Rassurer les investisseurs est essentiel lorsque nous savons que l’investissement privé se caractérise par un faible dynamisme pour ne pas dépasser les 15% du PIB alors que la moyenne dans les pays sud-est asiatiques est de 25%. Pire, ce manque de dynamisme a été accentué ces dernières années sous l’effet du climat d’incertitude et d’instabilité politique, sécuritaire et sociale post-révolution*.

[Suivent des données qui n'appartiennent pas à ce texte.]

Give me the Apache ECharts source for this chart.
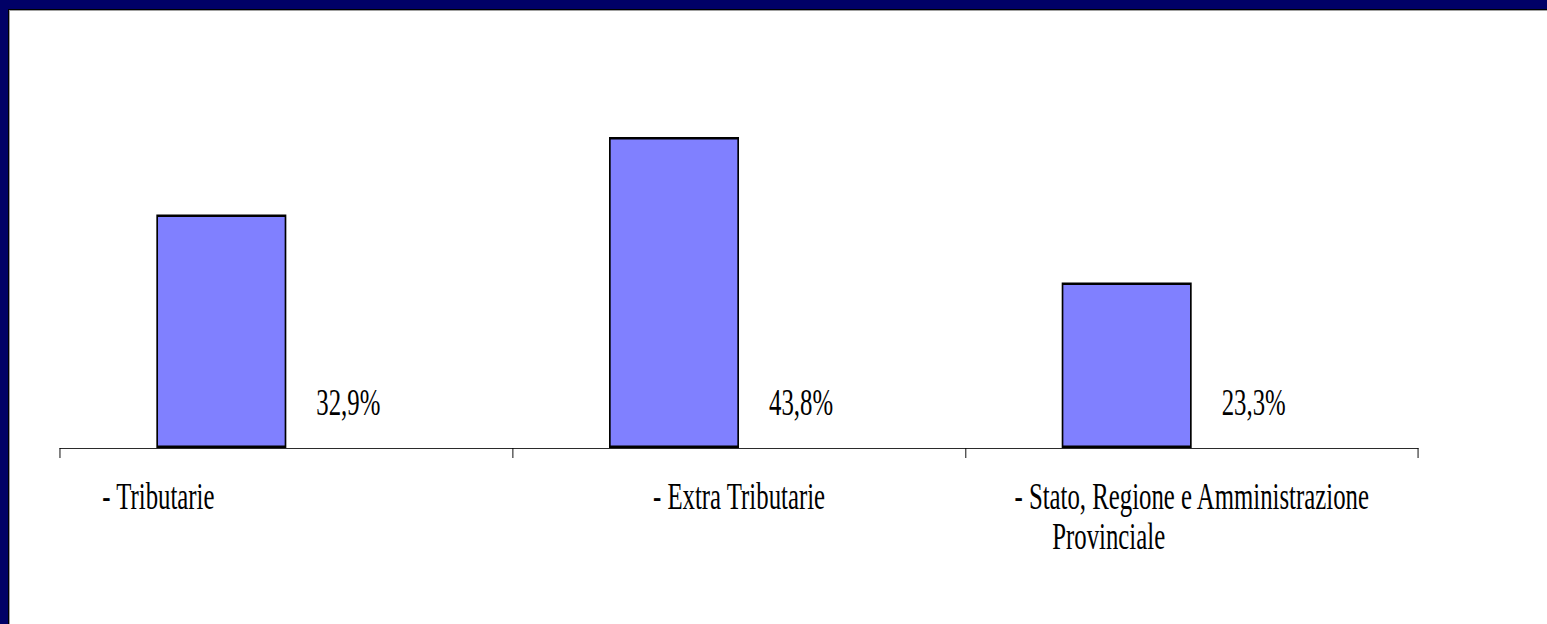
<!DOCTYPE html>
<html>
<head>
<meta charset="utf-8">
<script src="https://cdn.jsdelivr.net/npm/echarts@6/dist/echarts.min.js"></script>
<style>
  html, body { margin: 0; padding: 0; width: 1547px; height: 624px; overflow: hidden; background: #000066; }
  #frame { position: absolute; left: 8px; top: 9px; right: 0; bottom: 0; background: #fff;
           border-left: 1px solid #000; border-top: 1px solid #000; box-shadow: inset 1px 1px 0 #a0a0a0; }
  /* the chart is laid out wider and condensed horizontally, like the reference's narrow Times text */
  #chart { position: absolute; left: 0; top: 0; width: 2309px; height: 624px;
           transform: scaleX(0.67); transform-origin: 0 0; }
</style>
</head>
<body>
<div id="frame"></div>
<div id="chart"></div>
<script>
const categories = ['- Tributarie', '- Extra Tributarie', '- Stato, Regione e Amministrazione\nProvinciale'];
const values = [32.9, 43.8, 23.3];

const S = 0.67;            // horizontal condensing factor
const px = v => v / S;     // screen px -> pre-scale px (horizontal only)
const FONT = '"Liberation Serif", "Times New Roman", serif';
const chart = echarts.init(document.getElementById('chart'), null, { renderer: 'svg' });

function catFormatter(v, i) {
  if (i === 0) return '{a|' + v + '}';
  if (i === 2) {
    const parts = v.split('\n');
    return '{c|' + parts[0] + '}\n{p|' + parts[1] + '}';
  }
  return '{c|' + v + '}';
}

const LH = 40;
chart.setOption({
  backgroundColor: 'transparent',
  animation: false,
  grid: { left: px(60), right: px(129), top: 93, bottom: 176, containLabel: false },
  xAxis: {
    type: 'category',
    data: categories,
    axisLine: { lineStyle: { color: '#000', width: 1 } },
    axisTick: { show: true, length: 10, lineStyle: { color: '#000', width: 1.4 } },
    axisLabel: {
      interval: 0,
      margin: 29,
      color: '#000',
      fontFamily: FONT,
      fontSize: 37,
      lineHeight: LH,
      formatter: catFormatter,
      rich: {
        a: { fontFamily: FONT, fontSize: 37, lineHeight: LH, color: '#000', padding: [0, px(256), 0, 0] },
        c: { fontFamily: FONT, fontSize: 37, lineHeight: LH, color: '#000' },
        p: { fontFamily: FONT, fontSize: 37, lineHeight: LH, color: '#000', padding: [0, px(166), 0, 0] }
      }
    },
    splitLine: { show: false }
  },
  yAxis: {
    type: 'value',
    min: 0,
    max: 50,
    show: false
  },
  series: [
    {
      type: 'bar',
      data: values,
      barWidth: px(130),
      barGap: '0%',
      itemStyle: { color: '#8080ff', borderColor: '#000', borderWidth: 2.5 },
      silent: true
    },
    {
      type: 'bar',
      data: values,
      barWidth: px(130),
      barGap: '0%',
      itemStyle: { color: 'rgba(0,0,0,0)' },
      label: {
        show: true,
        position: 'insideBottom',
        distance: 27,
        offset: [px(-3), 0],
        color: '#000',
        fontFamily: FONT,
        fontSize: 37,
        lineHeight: 37,
        formatter: p => p.value.toFixed(1).replace('.', ',') + '%'
      },
      silent: true
    }
  ]
});
</script>
</body>
</html>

Les investissements étrangers, qui étaient en 2010 de 2,279 milliards de dinars (3,9% du PIB) sont tombés en 2014 à 1,8 milliards de dinars (2,2% du PIB). 7 ans après, à la fin du mois de septembre 2021, ils sont réduits à 1,383 milliard de dinars : 1,365 milliard de dinars en investissements directs étrangers (IDE) et 18,1 millions de dinars en portefeuille. Et si la Tunisie n’est plus un site attractif pour les investisseurs nationaux tétanisés par les discours officiels, il ne faut pas s’attendre au retour des IDE. Les investissements que nous voyons de temps à autres sont des extensions de projets initiaux.
Aujourd’hui, les pouvoirs publics ont le devoir de veiller sur la bonne marche des secteurs énergétiques et la production régulière du phosphate. Toute atteinte aux sites de production devrait être considérée comme une atteinte à la sécurité nationale car elle nous prive de ressources en devises précieuses pour l’importation de médicaments, de céréales et d’hydrocarbures. Et c’est vital pour le pays.
Alors, si on veut trouver des réponses à la situation difficile économiquement et financièrement que traverse le pays, il ne faut peut-être pas chercher les solutions auprès du Créateur mais élaborer un plan de relance, raisonnable, réalisable qui mobilise tous les acteurs économiques autour d’un seul objectif : remettre la Tunisie sur les rails.